-- To do --
Print all of the data exactly.

-- Data --
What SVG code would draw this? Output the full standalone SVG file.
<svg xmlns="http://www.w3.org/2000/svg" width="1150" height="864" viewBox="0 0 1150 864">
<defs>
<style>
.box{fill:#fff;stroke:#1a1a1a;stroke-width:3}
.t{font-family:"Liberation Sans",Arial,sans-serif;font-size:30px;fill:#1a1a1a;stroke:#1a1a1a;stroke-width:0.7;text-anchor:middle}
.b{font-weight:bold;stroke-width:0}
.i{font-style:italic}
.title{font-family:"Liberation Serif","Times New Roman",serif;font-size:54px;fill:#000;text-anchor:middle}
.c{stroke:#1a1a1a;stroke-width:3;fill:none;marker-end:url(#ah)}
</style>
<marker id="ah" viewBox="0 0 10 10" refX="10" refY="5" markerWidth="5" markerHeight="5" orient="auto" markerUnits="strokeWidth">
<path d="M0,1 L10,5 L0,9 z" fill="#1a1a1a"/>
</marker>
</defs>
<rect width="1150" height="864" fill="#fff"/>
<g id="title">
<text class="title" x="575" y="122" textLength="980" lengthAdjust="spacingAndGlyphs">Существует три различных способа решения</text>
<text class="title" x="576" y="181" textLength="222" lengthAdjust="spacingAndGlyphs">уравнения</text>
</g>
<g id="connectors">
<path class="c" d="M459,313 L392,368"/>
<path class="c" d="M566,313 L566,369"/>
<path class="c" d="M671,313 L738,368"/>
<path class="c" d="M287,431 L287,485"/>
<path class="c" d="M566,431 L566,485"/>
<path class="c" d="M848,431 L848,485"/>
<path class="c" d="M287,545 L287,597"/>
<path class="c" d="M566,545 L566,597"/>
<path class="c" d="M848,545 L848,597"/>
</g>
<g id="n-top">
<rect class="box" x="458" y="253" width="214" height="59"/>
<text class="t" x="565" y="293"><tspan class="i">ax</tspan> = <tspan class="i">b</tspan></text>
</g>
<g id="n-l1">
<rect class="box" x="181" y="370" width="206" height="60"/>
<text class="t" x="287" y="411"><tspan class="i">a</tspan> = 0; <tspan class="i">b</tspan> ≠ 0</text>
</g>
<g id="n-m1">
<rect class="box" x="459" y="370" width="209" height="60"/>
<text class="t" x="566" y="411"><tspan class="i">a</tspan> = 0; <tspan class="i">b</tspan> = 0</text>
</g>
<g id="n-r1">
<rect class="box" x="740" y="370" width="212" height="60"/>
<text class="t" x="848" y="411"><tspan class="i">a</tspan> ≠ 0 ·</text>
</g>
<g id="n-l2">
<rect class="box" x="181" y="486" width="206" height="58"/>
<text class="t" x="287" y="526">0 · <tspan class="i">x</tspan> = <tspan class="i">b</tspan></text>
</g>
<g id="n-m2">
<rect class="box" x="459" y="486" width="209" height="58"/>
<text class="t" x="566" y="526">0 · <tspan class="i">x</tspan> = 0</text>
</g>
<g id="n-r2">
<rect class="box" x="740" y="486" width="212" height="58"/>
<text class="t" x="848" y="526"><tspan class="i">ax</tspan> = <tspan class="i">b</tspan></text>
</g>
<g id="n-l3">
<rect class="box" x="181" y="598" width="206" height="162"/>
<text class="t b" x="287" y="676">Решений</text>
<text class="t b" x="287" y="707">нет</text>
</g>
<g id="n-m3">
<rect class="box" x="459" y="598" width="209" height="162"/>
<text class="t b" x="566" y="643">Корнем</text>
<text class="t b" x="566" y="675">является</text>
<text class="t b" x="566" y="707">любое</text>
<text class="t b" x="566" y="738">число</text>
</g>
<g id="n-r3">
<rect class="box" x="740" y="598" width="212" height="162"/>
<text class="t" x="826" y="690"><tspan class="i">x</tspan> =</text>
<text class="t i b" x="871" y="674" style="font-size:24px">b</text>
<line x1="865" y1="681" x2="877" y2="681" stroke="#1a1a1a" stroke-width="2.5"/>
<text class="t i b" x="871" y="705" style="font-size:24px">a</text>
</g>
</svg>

-- Task output --
What SVG code would draw this? Output the full standalone SVG file.
<svg xmlns="http://www.w3.org/2000/svg" width="1150" height="864" viewBox="0 0 1150 864">
<defs>
<style>
.box{fill:#fff;stroke:#1a1a1a;stroke-width:3}
.t{font-family:"Liberation Sans",Arial,sans-serif;font-size:30px;fill:#1a1a1a;stroke:#1a1a1a;stroke-width:0.7;text-anchor:middle}
.b{font-weight:bold;stroke-width:0}
.i{font-style:italic}
.title{font-family:"Liberation Serif","Times New Roman",serif;font-size:54px;fill:#000;text-anchor:middle}
.c{stroke:#1a1a1a;stroke-width:3;fill:none;marker-end:url(#ah)}
</style>
<marker id="ah" viewBox="0 0 10 10" refX="10" refY="5" markerWidth="5" markerHeight="5" orient="auto" markerUnits="strokeWidth">
<path d="M0,1 L10,5 L0,9 z" fill="#1a1a1a"/>
</marker>
</defs>
<rect width="1150" height="864" fill="#fff"/>
<g id="title">
<text class="title" x="575" y="122" textLength="980" lengthAdjust="spacingAndGlyphs">Существует три различных способа решения</text>
<text class="title" x="576" y="181" textLength="222" lengthAdjust="spacingAndGlyphs">уравнения</text>
</g>
<g id="connectors">
<path class="c" d="M459,313 L392,368"/>
<path class="c" d="M566,313 L566,369"/>
<path class="c" d="M671,313 L738,368"/>
<path class="c" d="M287,431 L287,485"/>
<path class="c" d="M566,431 L566,485"/>
<path class="c" d="M848,431 L848,485"/>
<path class="c" d="M287,545 L287,597"/>
<path class="c" d="M566,545 L566,597"/>
<path class="c" d="M848,545 L848,597"/>
</g>
<g id="n-top">
<rect class="box" x="458" y="253" width="214" height="59"/>
<text class="t" x="565" y="293"><tspan class="i">ax</tspan> = <tspan class="i">b</tspan></text>
</g>
<g id="n-l1">
<rect class="box" x="181" y="370" width="206" height="60"/>
<text class="t" x="287" y="411"><tspan class="i">a</tspan> = 0; <tspan class="i">b</tspan> ≠ 0</text>
</g>
<g id="n-m1">
<rect class="box" x="459" y="370" width="209" height="60"/>
<text class="t" x="566" y="411"><tspan class="i">a</tspan> = 0; <tspan class="i">b</tspan> = 0</text>
</g>
<g id="n-r1">
<rect class="box" x="740" y="370" width="212" height="60"/>
<text class="t" x="848" y="411"><tspan class="i">a</tspan> ≠ 0 ·</text>
</g>
<g id="n-l2">
<rect class="box" x="181" y="486" width="206" height="58"/>
<text class="t" x="287" y="526">0 · <tspan class="i">x</tspan> = <tspan class="i">b</tspan></text>
</g>
<g id="n-m2">
<rect class="box" x="459" y="486" width="209" height="58"/>
<text class="t" x="566" y="526">0 · <tspan class="i">x</tspan> = 0</text>
</g>
<g id="n-r2">
<rect class="box" x="740" y="486" width="212" height="58"/>
<text class="t" x="848" y="526"><tspan class="i">ax</tspan> = <tspan class="i">b</tspan></text>
</g>
<g id="n-l3">
<rect class="box" x="181" y="598" width="206" height="162"/>
<text class="t b" x="287" y="676">Решений</text>
<text class="t b" x="287" y="707">нет</text>
</g>
<g id="n-m3">
<rect class="box" x="459" y="598" width="209" height="162"/>
<text class="t b" x="566" y="643">Корнем</text>
<text class="t b" x="566" y="675">является</text>
<text class="t b" x="566" y="707">любое</text>
<text class="t b" x="566" y="738">число</text>
</g>
<g id="n-r3">
<rect class="box" x="740" y="598" width="212" height="162"/>
<text class="t" x="826" y="690"><tspan class="i">x</tspan> =</text>
<text class="t i b" x="871" y="674" style="font-size:24px">b</text>
<line x1="865" y1="681" x2="877" y2="681" stroke="#1a1a1a" stroke-width="2.5"/>
<text class="t i b" x="871" y="705" style="font-size:24px">a</text>
</g>
</svg>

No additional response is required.